* Written instruction *
Looking through the listing, how many of its lines hold the word "chart"? Answer with only the number.

* Data shown *
##########

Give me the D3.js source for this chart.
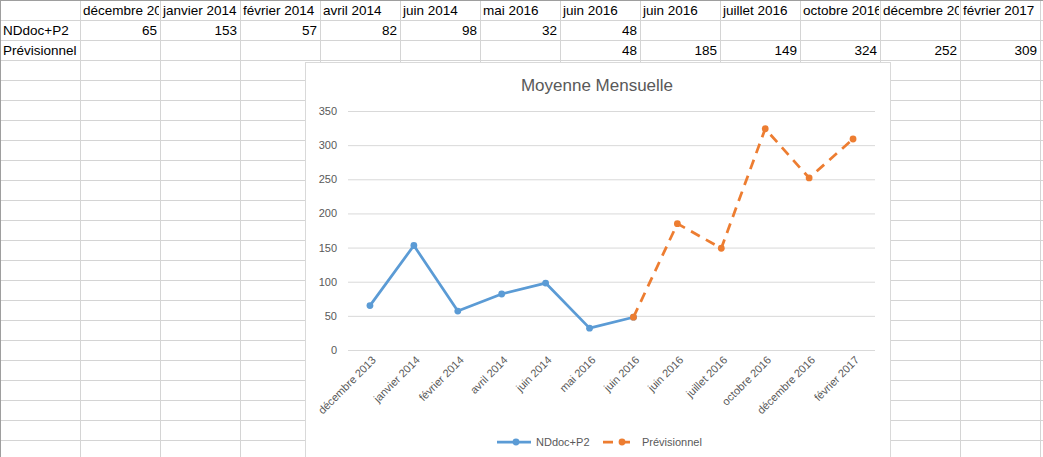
<!DOCTYPE html>
<html lang="fr">
<head>
    <meta charset="UTF-8">
    <script src="https://d3js.org/d3.v7.min.js"></script>
    <style>
        body {
            margin: 0;
            background: white;
            font-family: "Liberation Sans", Arial, sans-serif;
        }
        svg { display: block; }
    </style>
</head>
<body>
    <svg id="sheet" width="1043" height="457"></svg>
    <script>
        // données de la feuille
        const mois = ["décembre 2013", "janvier 2014", "février 2014", "avril 2014", "juin 2014", "mai 2016",
                      "juin 2016", "juin 2016", "juillet 2016", "octobre 2016", "décembre 2016", "février 2017"];
        const nomsSeries = ["NDdoc+P2", "Prévisionnel"];
        const ndDoc = [65, 153, 57, 82, 98, 32, 48, null, null, null, null, null];
        const previsionnel = [null, null, null, null, null, null, 48, 185, 149, 324, 252, 309];
        const yTicks = [0, 50, 100, 150, 200, 250, 300, 350];
        const titre = "Moyenne Mensuelle";

        const W = 1043, H = 457;
        const colW = 80, rowH = 20;
        const svg = d3.select("#sheet");

        // ---- grille du tableur ----
        const grid = svg.append("g");
        d3.range(colW, W, colW).forEach(x => {
            grid.append("line").attr("x1", x + 0.5).attr("x2", x + 0.5).attr("y1", 0).attr("y2", H)
                .attr("stroke", "#d4d4d4");
        });
        d3.range(rowH, H, rowH).forEach(y => {
            grid.append("line").attr("x1", 0).attr("x2", W).attr("y1", y + 0.5).attr("y2", y + 0.5)
                .attr("stroke", "#d4d4d4");
        });
        grid.append("line").attr("x1", 0).attr("x2", W).attr("y1", 0.5).attr("y2", 0.5).attr("stroke", "#9e9e9e");
        grid.append("line").attr("x1", 0.5).attr("x2", 0.5).attr("y1", 0).attr("y2", H).attr("stroke", "#9e9e9e");

        // cellules (texte coupé au bord de la cellule)
        const defs = svg.append("defs");
        function cell(col, row, txt, align) {
            const id = `c${col}_${row}`;
            defs.append("clipPath").attr("id", id)
                .append("rect").attr("x", col * colW).attr("y", row * rowH)
                .attr("width", colW - 1).attr("height", rowH);
            grid.append("text")
                .attr("clip-path", `url(#${id})`)
                .attr("x", align === "end" ? (col + 1) * colW - 3 : col * colW + 3)
                .attr("y", row * rowH + 15)
                .attr("text-anchor", align)
                .style("font-size", "13.5px")
                .attr("fill", "#000")
                .text(txt);
        }
        mois.forEach((m, i) => cell(i + 1, 0, m, "start"));
        nomsSeries.forEach((n, i) => cell(0, i + 1, n, "start"));
        ndDoc.forEach((v, i) => { if (v !== null) cell(i + 1, 1, v, "end"); });
        previsionnel.forEach((v, i) => { if (v !== null) cell(i + 1, 2, v, "end"); });

        // ---- graphique ----
        const box = { x: 305, y: 62, w: 585, h: 400 };
        const chart = svg.append("g");
        chart.append("rect")
            .attr("x", box.x + 0.5).attr("y", box.y + 0.5)
            .attr("width", box.w).attr("height", box.h)
            .attr("fill", "white").attr("stroke", "#d9d9d9");

        chart.append("text")
            .attr("x", 597).attr("y", 91)
            .attr("text-anchor", "middle")
            .style("font-size", "17px")
            .attr("fill", "#595959")
            .text(titre);

        const plot = { left: 348, right: 875, top: 111, bottom: 350 };
        const x = d3.scaleBand().domain(d3.range(mois.length)).range([plot.left, plot.right]);
        const y = d3.scaleLinear().domain([0, 350]).range([plot.bottom, plot.top]);
        const cx = i => x(i) + x.bandwidth() / 2;

        // lignes de grille + axe Y
        const yAxis = chart.append("g")
            .attr("transform", `translate(${plot.left},0)`)
            .call(d3.axisLeft(y).tickValues(yTicks).tickSize(-(plot.right - plot.left)).tickPadding(11));
        yAxis.select(".domain").remove();
        yAxis.selectAll(".tick line").attr("stroke", "#d9d9d9");
        yAxis.selectAll(".tick text").attr("fill", "#595959").style("font-size", "11px")
            .style("font-family", "'Liberation Sans', Arial, sans-serif");

        // axe X (libellés inclinés)
        chart.append("g").selectAll("text")
            .data(mois)
            .join("text")
            .attr("transform", (d, i) => `translate(${cx(i) + 4},${plot.bottom + 8}) rotate(-45)`)
            .attr("text-anchor", "end")
            .attr("dy", "0.35em")
            .attr("fill", "#595959")
            .style("font-size", "11px")
            .text(d => d);

        const couleurs = ["#5b9bd5", "#ed7d31"];
        const series = [ndDoc, previsionnel];

        const line = d3.line()
            .defined(d => d.v !== null)
            .x(d => cx(d.i))
            .y(d => y(d.v));

        series.forEach((vals, s) => {
            const pts = vals.map((v, i) => ({ i, v }));
            chart.append("path")
                .datum(pts)
                .attr("fill", "none")
                .attr("stroke", couleurs[s])
                .attr("stroke-width", 2.75)
                .attr("stroke-linejoin", "round")
                .attr("stroke-dasharray", s === 1 ? "10,7" : null)
                .attr("d", line);
            chart.append("g").selectAll("circle")
                .data(pts.filter(d => d.v !== null))
                .join("circle")
                .attr("cx", d => cx(d.i))
                .attr("cy", d => y(d.v))
                .attr("r", 3.4)
                .attr("fill", couleurs[s]);
        });

        // légende
        const legX = [497, 603];
        const legend = chart.append("g");
        nomsSeries.forEach((n, s) => {
            const g = legend.append("g").attr("transform", `translate(${legX[s]},442)`);
            g.append("line").attr("x1", 0).attr("x2", 34).attr("y1", 0).attr("y2", 0)
                .attr("stroke", couleurs[s]).attr("stroke-width", 2.75)
                .attr("stroke-dasharray", s === 1 ? "10,7" : null);
            g.append("circle").attr("cx", 19).attr("cy", 0).attr("r", 3.4).attr("fill", couleurs[s]);
            g.append("text").attr("x", 39).attr("dy", "0.35em")
                .attr("fill", "#595959").style("font-size", "11px").text(n);
        });
    </script>
</body>
</html>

##########

* Written answer *
9